• BEC is a multi-stage attack. Adversaries first identify targets, then they establish rapport with the victim before exploiting them for whatever their end goal is. In the case of BEC, a threat actor can impersonate any employee in the organization to trick targets.
  • A policy that checks for authorized email addresses of the sender can prevent BEC attacks. However, scaling the approach for every employee in a large organization is a challenge.
  • Building an executive profile based on email analysis using a machine learning model and scanning emails against that profile will detect BEC. Data collection for building and training machine learning algorithms can take time, though, opening a window of opportunity for threat actors to exploit.
  • Detection of exploitation techniques such as lookalike domains and any differences in the email addresses in the "From" and "Reply-to" fields can also detect BEC messages. However, the final verdict cannot account for the threat actor’s intent.
  • The intent-based approach detects BEC and then classifies it into the type of scam. It catches BEC messages, irrespective of whether a threat actor is impersonating a C-level executive or any employee in an organization. Classification based on the type of scam can help identify which segment of an organization was targeted and which employees were being impersonated by the threat actor. The additional information will further assist in better designing preventive features to stop BEC.

Business email compromise (BEC) is one of the most financially damaging online crimes.

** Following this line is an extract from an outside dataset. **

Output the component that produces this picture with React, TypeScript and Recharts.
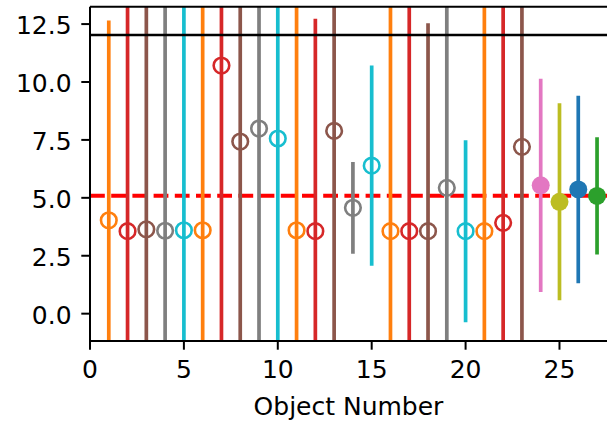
import * as R from 'recharts'
import { ErrorBar, ReferenceLine, Scatter, ScatterChart, XAxis, YAxis } from 'recharts'

const objectNumbers = [1, 2, 3, 4, 5, 6, 7, 8, 9, 10, 11, 12, 13, 14, 15, 16, 17, 18, 19, 20, 21, 22, 23, 24, 25, 26, 27]
const values = [
  4.03, 3.56, 3.64, 3.58, 3.6, 3.6, 10.71, 7.43, 7.99, 7.56, 3.6, 3.56, 7.89, 4.57, 6.39, 3.56, 3.56, 3.56, 5.43,
  3.56, 3.56, 3.92, 7.2, 5.54, 4.83, 5.36, 5.08,
]
const errors = [
  8.62, 10.5, 10.5, 10.5, 10.5, 10.5, 12.5, 10.5, 10.5, 10.5, 10.5, 9.17, 10.5, 1.98, 4.32, 10.5, 10.5, 8.98, 10.5,
  3.93, 10.5, 10.5, 10.5, 4.6, 4.25, 4.05, 2.53,
]
const colors = [
  '#ff7f0e', '#d62728', '#8c564b', '#7f7f7f', '#17becf',
  '#ff7f0e', '#d62728', '#8c564b', '#7f7f7f', '#17becf',
  '#ff7f0e', '#d62728', '#8c564b', '#7f7f7f', '#17becf',
  '#ff7f0e', '#d62728', '#8c564b', '#7f7f7f', '#17becf',
  '#ff7f0e', '#d62728', '#8c564b', '#e377c2', '#bcbd22', '#1f77b4', '#2ca02c',
]
// first 23 objects drawn as open circles, the last four filled
const filledFrom = 24

const xTicks = [0, 5, 10, 15, 20, 25]
const yTicks = [0, 2.5, 5, 7.5, 10, 12.5]
const xDomain = [0, 27.53]
const yDomain = [-1.18, 13.25]
const meanLevel = 5.09
const limitLevel = 12.03

const FONT = '"DejaVu Sans", sans-serif'
const tickStyle = { fill: '#000', fontSize: 25, fontFamily: FONT }

function Marker(props: any) {
  const { cx, cy, payload } = props
  if (payload.filled) {
    return <circle cx={cx} cy={cy} r={9} fill={payload.color} />
  }
  return <circle cx={cx} cy={cy} r={7.8} fill="none" stroke={payload.color} strokeWidth={2.6} />
}

// error bars ignore the axis clip, so clip them to the plot area ourselves
function PlotClip() {
  const hook = (R as any).usePlotArea
  const area = hook ? hook() : undefined
  if (!area) return null
  return (
    <defs>
      <clipPath id="plot-clip">
        <rect x={area.x - 20} y={area.y} width={area.width + 40} height={area.height} />
      </clipPath>
    </defs>
  )
}

export default function App() {
  const points = objectNumbers.map((n, i) => ({
    x: n,
    y: values[i],
    err: errors[i],
    color: colors[i],
    filled: n >= filledFrom,
  }))

  return (
    <div style={{ position: 'absolute', left: 0, top: 0, background: '#fff' }}>
      <style>{'.recharts-errorBars, .recharts-errorBar { clip-path: url(#plot-clip); }'}</style>
      <ScatterChart width={607} height={422} margin={{ top: 6.7, right: 0, bottom: 0, left: 0 }}>
        <PlotClip />
        <XAxis
          type="number"
          dataKey="x"
          domain={xDomain}
          ticks={xTicks}
          interval={0}
          allowDataOverflow
          height={81}
          tickSize={8.7}
          tickMargin={10.6}
          axisLine={{ stroke: '#000', strokeWidth: 2 }}
          tickLine={{ stroke: '#000', strokeWidth: 2 }}
          tick={tickStyle}
          label={{ value: 'Object Number', position: 'insideBottom', offset: 7, fill: '#000', fontSize: 25, fontFamily: FONT }}
        />
        <YAxis
          type="number"
          dataKey="y"
          domain={yDomain}
          ticks={yTicks}
          interval={0}
          allowDataOverflow
          width={90}
          tickSize={8.7}
          tickMargin={9.7}
          tickFormatter={(v: number) => v.toFixed(1)}
          axisLine={{ stroke: '#000', strokeWidth: 2 }}
          tickLine={{ stroke: '#000', strokeWidth: 2 }}
          tick={{ ...tickStyle, dy: 1.5 }}
        />
        <ReferenceLine y={meanLevel} stroke="#ff0000" strokeWidth={4} strokeDasharray="14.8 6.4" />
        {points.map((p) => (
          <Scatter key={p.x} data={[p]} shape={<Marker />} isAnimationActive={false}>
            <ErrorBar dataKey="err" direction="y" width={0} stroke={p.color} strokeWidth={3.7} isAnimationActive={false} />
          </Scatter>
        ))}
        <ReferenceLine y={limitLevel} stroke="#000" strokeWidth={2.6} />
        <ReferenceLine y={yDomain[1]} stroke="#000" strokeWidth={2} ifOverflow="visible" />
      </ScatterChart>
    </div>
  )
}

As per the internet crime 2021 report, the total loss in 2021 due to BEC is around 2.4 billion dollars. Since 2013, BEC has resulted in a 43 billion dollars loss. The report defines BEC as a scam targeting businesses (not individuals) working with foreign suppliers and companies regularly performing wire transfer payments. Fraudsters carry out these sophisticated scams to conduct the unauthorized transfer of funds.

This introduces the challenge of how to detect and block these campaigns as they continue to compromise organizations successfully. There are a variety of approaches to identifying BEC email messages, such as using policy to allow emails from authorized email addresses, detecting exploitation techniques used by threat actors, building profiles by analysis of emails, and validating against the profile to detect BEC. These approaches have a variety of limitations or shortcomings. Cisco Talos is taking a different approach and using an intent-based model to identify and block BEC messages. Before we get too deep into the intent-based model, take a deeper look at the commonly used approaches to block BEC from the simplistic through machine learning (ML) approaches.

Policy-based detection

The first place to start is with policy-based detection as it is one of the most common and simplistic approaches to blocking BEC campaigns. Let’s start by looking at an example of a BEC email.

Here the actor is attempting to impersonate the CEO of an organization, but if we notice the email itself is associated with a Gmail address, obviously not the corporate domain. Threat actors commonly use free email addresses to send BEC emails.

In a policy-based approach, the names of executives and the email address from which they send emails are kept in a database. For every incoming email, a policy rule is implemented that identifies messages that contain the names of executives in the From field and which originate from outside of the tenant. If the email is not from the email address specified in the database for the executive, an alert for BEC is raised.